● **Task objective**: Beneath this line sits some data. Return only its lines from the one holding "Reproduce this chart with matplotlib." through the one holding "from matplotlib.ticker import FuncFormatter", inclusive, exactly, with the images removed.

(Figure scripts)
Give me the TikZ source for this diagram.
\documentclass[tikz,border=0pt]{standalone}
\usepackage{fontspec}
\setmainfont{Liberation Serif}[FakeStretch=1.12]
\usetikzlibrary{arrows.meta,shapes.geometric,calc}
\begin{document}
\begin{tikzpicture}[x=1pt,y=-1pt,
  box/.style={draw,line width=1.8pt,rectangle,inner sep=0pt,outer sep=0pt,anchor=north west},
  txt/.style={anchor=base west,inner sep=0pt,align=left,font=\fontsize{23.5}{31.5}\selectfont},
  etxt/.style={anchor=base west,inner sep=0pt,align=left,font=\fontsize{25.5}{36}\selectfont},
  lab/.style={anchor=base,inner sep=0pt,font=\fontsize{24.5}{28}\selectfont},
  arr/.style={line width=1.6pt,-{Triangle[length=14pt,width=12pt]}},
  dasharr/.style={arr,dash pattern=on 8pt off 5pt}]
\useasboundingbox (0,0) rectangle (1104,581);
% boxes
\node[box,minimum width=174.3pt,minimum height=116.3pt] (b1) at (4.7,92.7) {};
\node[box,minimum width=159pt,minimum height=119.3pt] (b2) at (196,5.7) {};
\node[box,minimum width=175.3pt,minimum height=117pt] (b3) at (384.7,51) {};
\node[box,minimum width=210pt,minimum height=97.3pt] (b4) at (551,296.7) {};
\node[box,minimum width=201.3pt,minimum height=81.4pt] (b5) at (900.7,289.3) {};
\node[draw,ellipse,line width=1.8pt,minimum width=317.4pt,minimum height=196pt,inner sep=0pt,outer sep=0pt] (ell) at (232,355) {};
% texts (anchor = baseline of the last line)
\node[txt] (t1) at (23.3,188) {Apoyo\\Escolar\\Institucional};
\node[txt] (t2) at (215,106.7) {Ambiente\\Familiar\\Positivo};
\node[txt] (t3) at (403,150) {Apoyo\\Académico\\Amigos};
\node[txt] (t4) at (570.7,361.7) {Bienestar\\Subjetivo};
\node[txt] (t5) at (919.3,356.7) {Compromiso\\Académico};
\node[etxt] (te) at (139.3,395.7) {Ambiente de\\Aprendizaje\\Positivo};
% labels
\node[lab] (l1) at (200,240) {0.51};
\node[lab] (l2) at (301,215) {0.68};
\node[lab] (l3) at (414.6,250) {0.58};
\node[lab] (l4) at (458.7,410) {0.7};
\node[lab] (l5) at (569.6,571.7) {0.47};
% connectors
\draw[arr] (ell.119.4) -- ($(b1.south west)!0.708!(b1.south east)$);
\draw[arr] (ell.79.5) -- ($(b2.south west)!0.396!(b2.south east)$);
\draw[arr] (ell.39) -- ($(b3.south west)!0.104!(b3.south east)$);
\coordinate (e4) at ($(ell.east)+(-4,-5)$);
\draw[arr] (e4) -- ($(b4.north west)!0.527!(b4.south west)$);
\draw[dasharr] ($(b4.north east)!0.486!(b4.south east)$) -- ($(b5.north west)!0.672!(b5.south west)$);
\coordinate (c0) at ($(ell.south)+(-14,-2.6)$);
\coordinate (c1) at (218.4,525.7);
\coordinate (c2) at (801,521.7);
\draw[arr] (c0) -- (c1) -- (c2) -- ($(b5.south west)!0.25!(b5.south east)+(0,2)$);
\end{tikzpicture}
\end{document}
---
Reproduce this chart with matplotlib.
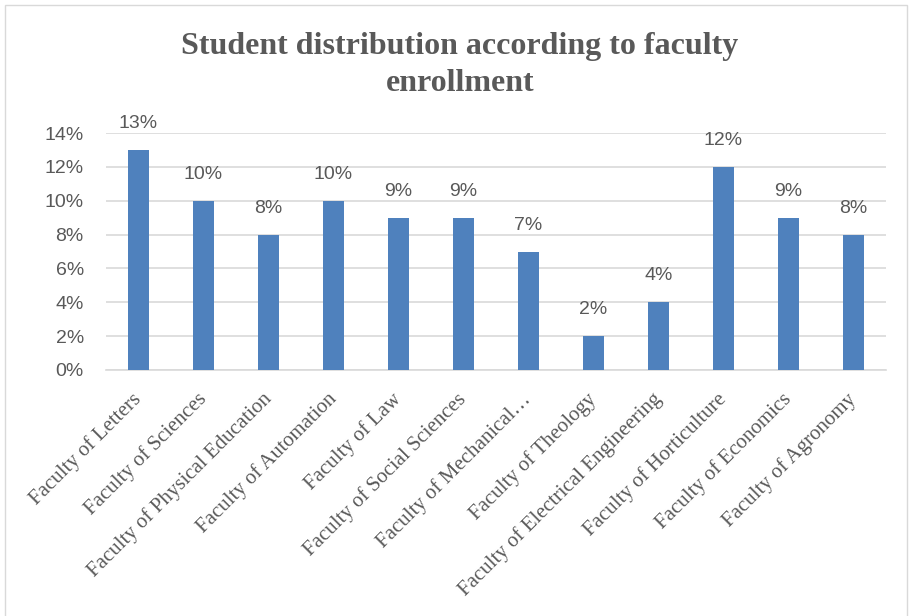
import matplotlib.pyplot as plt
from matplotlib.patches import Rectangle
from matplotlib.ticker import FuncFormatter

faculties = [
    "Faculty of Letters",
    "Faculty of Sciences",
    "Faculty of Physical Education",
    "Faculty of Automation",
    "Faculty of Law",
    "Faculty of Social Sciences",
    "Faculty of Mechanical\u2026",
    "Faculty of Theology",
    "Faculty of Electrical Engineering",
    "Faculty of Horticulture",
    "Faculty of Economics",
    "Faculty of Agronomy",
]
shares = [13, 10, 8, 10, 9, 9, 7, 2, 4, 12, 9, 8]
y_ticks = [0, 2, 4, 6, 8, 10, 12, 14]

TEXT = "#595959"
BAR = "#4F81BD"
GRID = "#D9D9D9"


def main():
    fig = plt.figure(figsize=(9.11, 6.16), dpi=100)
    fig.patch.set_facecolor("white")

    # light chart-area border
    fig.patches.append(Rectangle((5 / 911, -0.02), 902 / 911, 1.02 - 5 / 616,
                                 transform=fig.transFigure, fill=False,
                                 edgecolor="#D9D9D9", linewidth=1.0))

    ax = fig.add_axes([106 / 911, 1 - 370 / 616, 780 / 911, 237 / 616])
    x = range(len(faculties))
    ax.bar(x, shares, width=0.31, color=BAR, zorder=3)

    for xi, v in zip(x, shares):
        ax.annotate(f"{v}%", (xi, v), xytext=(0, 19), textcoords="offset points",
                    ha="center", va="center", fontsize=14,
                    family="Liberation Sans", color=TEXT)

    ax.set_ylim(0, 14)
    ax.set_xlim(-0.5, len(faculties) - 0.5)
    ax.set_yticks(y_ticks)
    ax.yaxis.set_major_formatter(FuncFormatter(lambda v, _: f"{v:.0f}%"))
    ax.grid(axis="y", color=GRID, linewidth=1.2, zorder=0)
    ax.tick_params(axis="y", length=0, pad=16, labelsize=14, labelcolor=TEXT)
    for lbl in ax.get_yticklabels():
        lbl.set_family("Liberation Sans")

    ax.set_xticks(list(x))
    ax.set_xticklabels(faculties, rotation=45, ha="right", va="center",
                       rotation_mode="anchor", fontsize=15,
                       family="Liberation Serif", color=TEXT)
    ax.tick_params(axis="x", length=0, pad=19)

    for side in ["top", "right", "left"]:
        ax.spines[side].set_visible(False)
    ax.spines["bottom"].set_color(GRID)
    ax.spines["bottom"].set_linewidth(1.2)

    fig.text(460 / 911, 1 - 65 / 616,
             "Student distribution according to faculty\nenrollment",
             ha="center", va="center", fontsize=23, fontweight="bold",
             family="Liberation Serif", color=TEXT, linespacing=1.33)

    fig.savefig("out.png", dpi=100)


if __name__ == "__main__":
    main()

● **Solution to this exercise**:
Reproduce this chart with matplotlib.
import matplotlib.pyplot as plt
from matplotlib.patches import Rectangle
from matplotlib.ticker import FuncFormatter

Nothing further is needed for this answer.